Oh, what a hot August it was. My parents couldn’t afford a new air conditioner, or at least not one big enough that it would really make a difference. They weren’t going to buy a small unit that would only do a room. There was also the matter of where to put it, how to move it, etc. I don’t remember quite how long we were without an a/c, but I remember us all fighting over fans, and generally fighting quite a lot — even more than usual. It was brutal. On top of it, I don’t think we left windows, and certainly not the sliding glass door, open at night because it was somewhat of a dangerous neighborhood. I remember one of my father’s friends helping move a huge a/c unit up to where we wanted it, eventually. That was the same friend who gave me a rosemary bush. He was a very kind Romanian man.
Anyway, nothing like a broken air conditioner to stir up all sorts of hate and strife. I guess I am joking when I write this, but perhaps… perhaps there is a quite simple reason why the Scandinavians are so much more peaceful than the Middle Easterners? Perhaps the same reason why Canadians are more peaceful than all the other Americans living south of them? I know that’s silly, but I also know that being hot, and especially sweating without performing any sort of exercise to seemingly justify it in one’s mind, makes me want to start ripping throats out. Some irrational monster just awakes inside of me. One moment I’m cursing, the next I’m sobbing.

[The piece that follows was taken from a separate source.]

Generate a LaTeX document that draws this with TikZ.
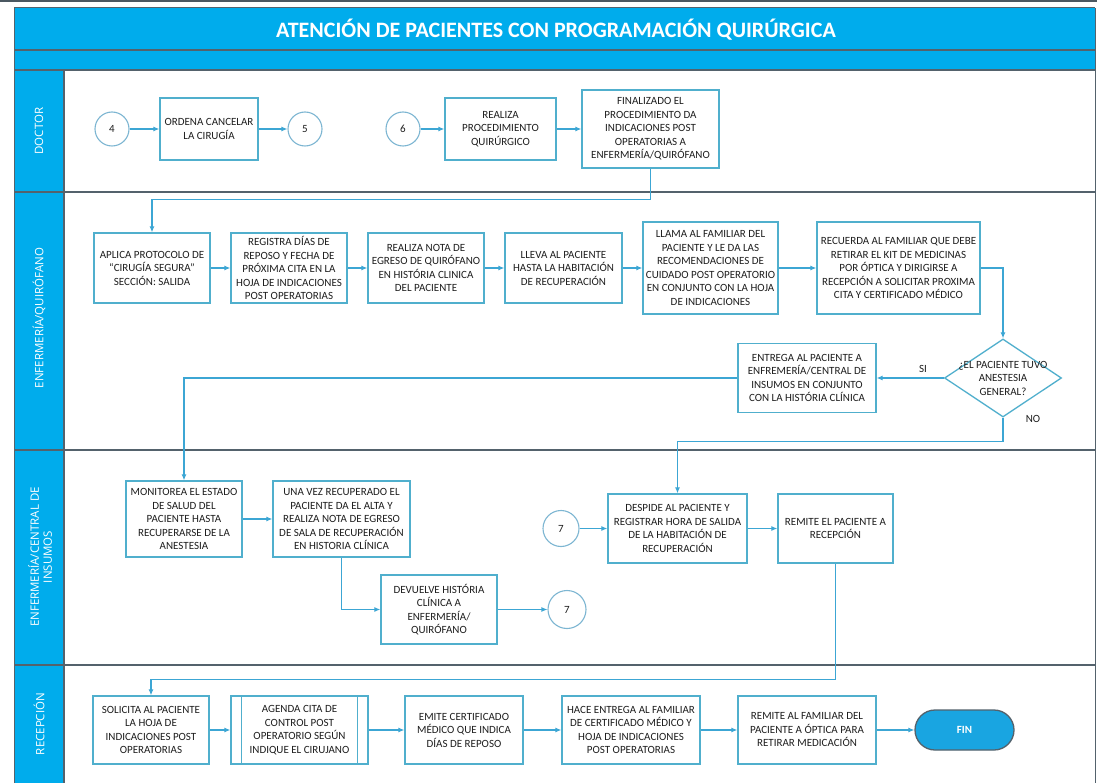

And the reason I write about that old experience is because it’s really quite hot here in California, too, though I admit it is dry, and our air conditioner isn’t working properly. Naturally, the place where I do most of my studying gets to be the hottest room of the entire place. Granted, I don’t have to tolerate my parents — and I say ‘tolerate’ because that is often how we feel about our parents when we are in adolescence, as I was during that one hot August. I have more resources now. I even feel comfortable leaving my windows and doors open here. It just makes me think.
I became very upset not very long ago, before I sat down to write. I have a dental appointment at two, so I’d planned to take my bike with me, and go on a ride while I was out and about, before coming home. So I went down to the garage, which is no hotter than the rest of the apartment, but more stale, and got to work preparing my bike. Damn that! Probably no one in history has had the same amount of trouble as I have when it comes to the simplest bicycle maintenance — and even pumping tires. So I became angry with that. Then I became angry because I was sweating, despite not exerting myself at all. Then I became angrier with the tire business, and how I can’t seem to get my husband’s $80 floor pump to do anything for me, though the emergency hand pump works… but how to measure the pressure then! Oh, I was frustrated.
Eventually, the torrent of anger, frustration, and sadness over biking in the first place was unleashed. Biking, of course, isn’t what I’m even interested in. It was on a stationary bicycle that I first injured myself, and I have never forgotten, as that part of my body has never gotten back to what it was before. Biking gets boring, even on the trail, after very long. I needn’t elaborate much on this; the bottom line is that I’m angry, frustrated, and sad that I can’t run right now. It’s no different, I suppose, than when I was having issues with my foot. Why can’t I be smarter though? What book must I read that will teach me better? Every time I hurt myself, I read the a million people have done the same thing which resulted in the same injury. If only I could read first, and never get injured.
So I am just waiting for this tendonitis to subside. If I must bike, I guess I will ask my husband for help on maintenance, or even — I shudder to think of it — go to one of those damned elitist hipster bike shops, and have someone else deal with it all for me. Or I will swim, if I ever get the courage to go to a public pool.
As for now, I shall prepare for the dentist, perhaps read a little, and try to be glad that it’s a dry heat.